■ Exercise prompt:
Leave out the pictures, and write out exactly the lines from the beginning of the material to the line holding "var changCenters = [6,18];", that line included, and nothing else.

——

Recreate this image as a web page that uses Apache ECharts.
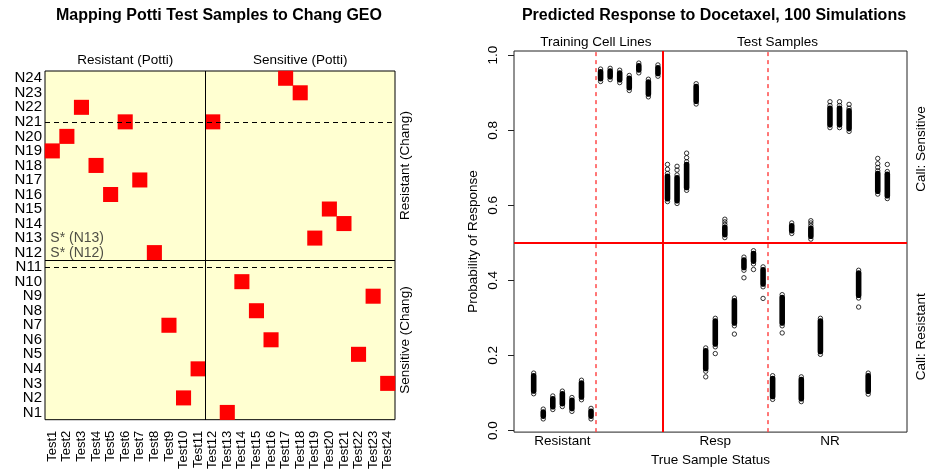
<!DOCTYPE html>
<html>
<head>
<meta charset="utf-8">
<script src="https://cdn.jsdelivr.net/npm/echarts@6/dist/echarts.min.js"></script>
<style>
html,body{margin:0;padding:0;background:#fff;}
#main{width:928px;height:472px;}
</style>
</head>
<body>
<div id="main"></div>
<script>
// ---- left panel: Potti test samples vs Chang GEO samples
var testNames = ['Test1','Test2','Test3','Test4','Test5','Test6','Test7','Test8','Test9','Test10','Test11','Test12',
	'Test13','Test14','Test15','Test16','Test17','Test18','Test19','Test20','Test21','Test22','Test23','Test24'];
var changNames = ['N1','N2','N3','N4','N5','N6','N7','N8','N9','N10','N11','N12',
	'N13','N14','N15','N16','N17','N18','N19','N20','N21','N22','N23','N24'];
// Chang row (N#) matched by each Test sample
var matchRow = [19,20,22,18,16,21,17,12,7,2,4,21,1,10,8,6,24,23,13,15,14,5,9,3];
var starRows = [13,12];
var starLabels = ['S* (N13)','S* (N12)'];
var pottiLabels = ['Resistant (Potti)','Sensitive (Potti)'];
var pottiCenters = [6,18];
var changLabels = ['Sensitive (Chang)','Resistant (Chang)'];
var changCenters = [6,18];

// ---- right panel: 38 samples, 100 simulations each (range of the dense runs)
var simLow  = [0.098,0.031,0.056,0.064,0.051,0.082,0.031,
	0.930,0.935,0.927,0.906,0.953,0.889,0.944,
	0.610,0.605,0.640,0.870,0.158,0.223,0.514,0.279,0.427,0.444,0.383,
	0.083,0.279,0.525,0.077,0.510,0.203,0.807,0.807,0.797,0.353,0.097,0.630,0.618];
var simHigh = [0.153,0.057,0.092,0.105,0.088,0.134,0.059,
	0.963,0.965,0.960,0.946,0.979,0.936,0.974,
	0.685,0.681,0.716,0.924,0.220,0.299,0.549,0.353,0.462,0.479,0.436,
	0.146,0.362,0.553,0.143,0.546,0.299,0.866,0.866,0.859,0.427,0.153,0.692,0.690];
// stray simulations outside the dense runs
var strayCol = [15,15,16,16,17,17,19,20,21,21,22,23,24,25,27,30,30,32,33,34,35,37,37,37,38];
var strayVal = [0.696,0.709,0.694,0.704,0.727,0.739,0.143,0.205,0.556,0.563,0.257,0.407,0.429,0.352,
	0.260,0.553,0.559,0.876,0.876,0.869,0.329,0.701,0.711,0.725,0.709];
var groupLabels = ['Resistant','Resp','NR'];
var groupCenters = [4,20,32];
var sectionLabels = ['Training Cell Lines','Test Samples'];
var sectionCenters = [7.5,26.5];
var callLabels = ['Call: Resistant','Call: Sensitive'];
var callCenters = [0.25,0.75];
var probTicks = [0,0.2,0.4,0.6,0.8,1.0];

var FONT = '"Liberation Sans", Arial, Helvetica, sans-serif';

function pick(labels, centers){
	return function(v){
		for(var i=0;i<centers.length;i++){
			if(Math.abs(centers[i]-v) < 1e-6) return labels[i];
		}
		return '';
	};
}

var heatData = [];
for(var i=0;i<matchRow.length;i++){
	heatData.push([i, matchRow[i]-1, 1]);
}
var starData = [];
for(var s=0;s<starRows.length;s++){
	starData.push({value:[1, starRows[s]], name:starLabels[s]});
}

var barData = [];
var circleData = [];
for(var j=0;j<simLow.length;j++){
	barData.push([j+1, simLow[j], simHigh[j]]);
	circleData.push([j+1, simLow[j]]);
	circleData.push([j+1, simHigh[j]]);
}
for(var k=0;k<strayCol.length;k++){
	circleData.push([strayCol[k], strayVal[k]]);
}

var txt = {color:'#000', fontFamily:FONT, fontSize:13.5};
var noAxis = {show:false};
var noLine = {show:false, onZero:false};

var myChart = echarts.init(document.getElementById('main'));
var option = {
	animation:false,
	textStyle:{fontFamily:FONT},
	title:[
		{text:'Mapping Potti Test Samples to Chang GEO', left:219, top:8, textAlign:'center', padding:0,
			textStyle:{fontSize:16, fontWeight:'bold', color:'#000', fontFamily:FONT}},
		{text:'Predicted Response to Docetaxel, 100 Simulations', left:714, top:8, textAlign:'center', padding:0,
			textStyle:{fontSize:16, fontWeight:'bold', color:'#000', fontFamily:FONT}}
	],
	visualMap:{show:false, seriesIndex:0, min:0, max:1, inRange:{color:['#ff0000','#ff0000']}},
	grid:[
		{left:45, top:71, width:350, height:349, show:true, backgroundColor:'#FFFFD1', borderColor:'#000', borderWidth:1},
		{left:45, top:71, width:350, height:349, show:false},
		{left:514, top:51, width:400, height:389, show:true, borderColor:'#222', borderWidth:1}
	],
	xAxis:[
		{gridIndex:0, type:'category', data:testNames, axisLine:noLine, axisTick:noAxis, splitLine:noAxis,
			axisLabel:Object.assign({rotate:90, interval:0, margin:11}, txt, {fontSize:13})},
		{gridIndex:1, type:'value', min:0.5, max:24.5, position:'top', axisLine:noLine, axisTick:noAxis, splitLine:noAxis,
			axisLabel:Object.assign({customValues:pottiCenters, formatter:pick(pottiLabels, pottiCenters), margin:4}, txt)},
		{gridIndex:2, type:'value', min:-1.06, max:40.06, position:'bottom', axisLine:noLine, axisTick:noAxis, splitLine:noAxis,
			axisLabel:Object.assign({customValues:groupCenters, formatter:pick(groupLabels, groupCenters), margin:2}, txt),
			name:'True Sample Status', nameLocation:'middle', nameGap:17, nameTextStyle:txt},
		{gridIndex:2, type:'value', min:-1.06, max:40.06, position:'top', axisLine:noLine, axisTick:noAxis, splitLine:noAxis,
			axisLabel:Object.assign({customValues:sectionCenters, formatter:pick(sectionLabels, sectionCenters), margin:2}, txt)}
	],
	yAxis:[
		{gridIndex:0, type:'category', data:changNames, axisLine:noLine, axisTick:noAxis, splitLine:noAxis,
			axisLabel:Object.assign({interval:0, margin:3}, txt, {fontSize:15})},
		{gridIndex:1, type:'value', min:0.5, max:24.5, position:'right', axisLine:noLine, axisTick:noAxis, splitLine:noAxis,
			axisLabel:Object.assign({customValues:changCenters, formatter:pick(changLabels, changCenters), rotate:90, margin:3}, txt)},
		{gridIndex:2, type:'value', min:-0.0042, max:1.0112, position:'left', axisLine:noLine, splitLine:noAxis,
			axisTick:{show:true, inside:false, customValues:probTicks, length:6, lineStyle:{color:'#222'}},
			axisLabel:Object.assign({customValues:probTicks, rotate:90, margin:14, formatter:function(v){return v.toFixed(1);}}, txt),
			name:'Probability of Response', nameLocation:'middle', nameRotate:90, nameGap:34, nameTextStyle:txt},
		{gridIndex:2, type:'value', min:-0.0042, max:1.0112, position:'right', axisLine:noLine, axisTick:noAxis, splitLine:noAxis,
			axisLabel:Object.assign({customValues:callCenters, formatter:pick(callLabels, callCenters), rotate:90, margin:7}, txt)}
	],
	series:[
		{
			type:'heatmap', xAxisIndex:0, yAxisIndex:0, data:heatData,
			itemStyle:{color:'#ff0000'}
		},
		{
			type:'scatter', xAxisIndex:1, yAxisIndex:1, data:starData, symbolSize:0, silent:true,
			label:Object.assign({show:true, position:'right', distance:0, offset:[-2,0],
				formatter:function(p){return p.name;}}, txt, {color:'#222', fontSize:14}),
			markLine:{
				silent:true, symbol:'none', label:{show:false},
				data:[
					{xAxis:11.5, lineStyle:{color:'#000', width:1, type:'solid'}},
					{yAxis:11.5, lineStyle:{color:'#000', width:1, type:'solid'}},
					{yAxis:21, lineStyle:{color:'#000', width:1, type:[5,4]}},
					{yAxis:11, lineStyle:{color:'#000', width:1, type:[5,4]}}
				]
			}
		},
		{
			type:'custom', xAxisIndex:2, yAxisIndex:2, data:barData, silent:true,
			encode:{x:0, y:[1,2]},
			renderItem:function(params, api){
				var hi = api.coord([api.value(0), api.value(2)]);
				var lo = api.coord([api.value(0), api.value(1)]);
				return {
					type:'rect',
					shape:{x:hi[0]-2.8, y:hi[1], width:5.6, height:lo[1]-hi[1], r:2.8},
					style:{fill:'#000'}
				};
			}
		},
		{
			type:'scatter', xAxisIndex:2, yAxisIndex:2, data:circleData, silent:true,
			symbol:'circle', symbolSize:4.4,
			itemStyle:{color:'rgba(0,0,0,0)', borderColor:'#000', borderWidth:1},
			markLine:{
				silent:true, symbol:'none', label:{show:false},
				data:[
					{xAxis:7.5, lineStyle:{color:'#ff4a4a', width:1.5, type:[4,4]}},
					{xAxis:25.5, lineStyle:{color:'#ff4a4a', width:1.5, type:[4,4]}},
					{xAxis:14.5, lineStyle:{color:'#ff0000', width:2, type:'solid'}},
					{yAxis:0.5, lineStyle:{color:'#ff0000', width:2, type:'solid'}}
				]
			}
		}
	]
};
myChart.setOption(option);
</script>
</body>
</html>
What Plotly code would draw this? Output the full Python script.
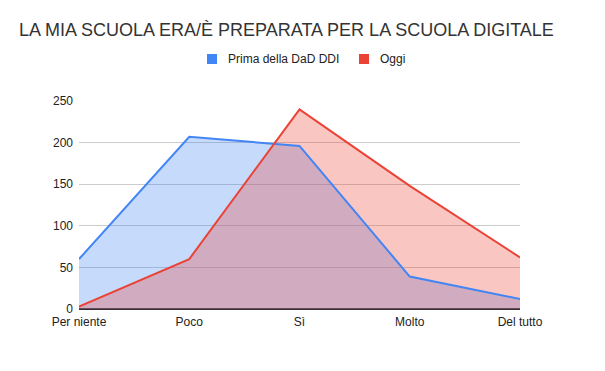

——

■ Output of the exercise:
Recreate this image as a web page that uses Apache ECharts.
<!DOCTYPE html>
<html>
<head>
<meta charset="utf-8">
<script src="https://cdn.jsdelivr.net/npm/echarts@6/dist/echarts.min.js"></script>
<style>
html,body{margin:0;padding:0;background:#fff;}
#main{width:928px;height:472px;}
</style>
</head>
<body>
<div id="main"></div>
<script>
// ---- left panel: Potti test samples vs Chang GEO samples
var testNames = ['Test1','Test2','Test3','Test4','Test5','Test6','Test7','Test8','Test9','Test10','Test11','Test12',
	'Test13','Test14','Test15','Test16','Test17','Test18','Test19','Test20','Test21','Test22','Test23','Test24'];
var changNames = ['N1','N2','N3','N4','N5','N6','N7','N8','N9','N10','N11','N12',
	'N13','N14','N15','N16','N17','N18','N19','N20','N21','N22','N23','N24'];
// Chang row (N#) matched by each Test sample
var matchRow = [19,20,22,18,16,21,17,12,7,2,4,21,1,10,8,6,24,23,13,15,14,5,9,3];
var starRows = [13,12];
var starLabels = ['S* (N13)','S* (N12)'];
var pottiLabels = ['Resistant (Potti)','Sensitive (Potti)'];
var pottiCenters = [6,18];
var changLabels = ['Sensitive (Chang)','Resistant (Chang)'];
var changCenters = [6,18];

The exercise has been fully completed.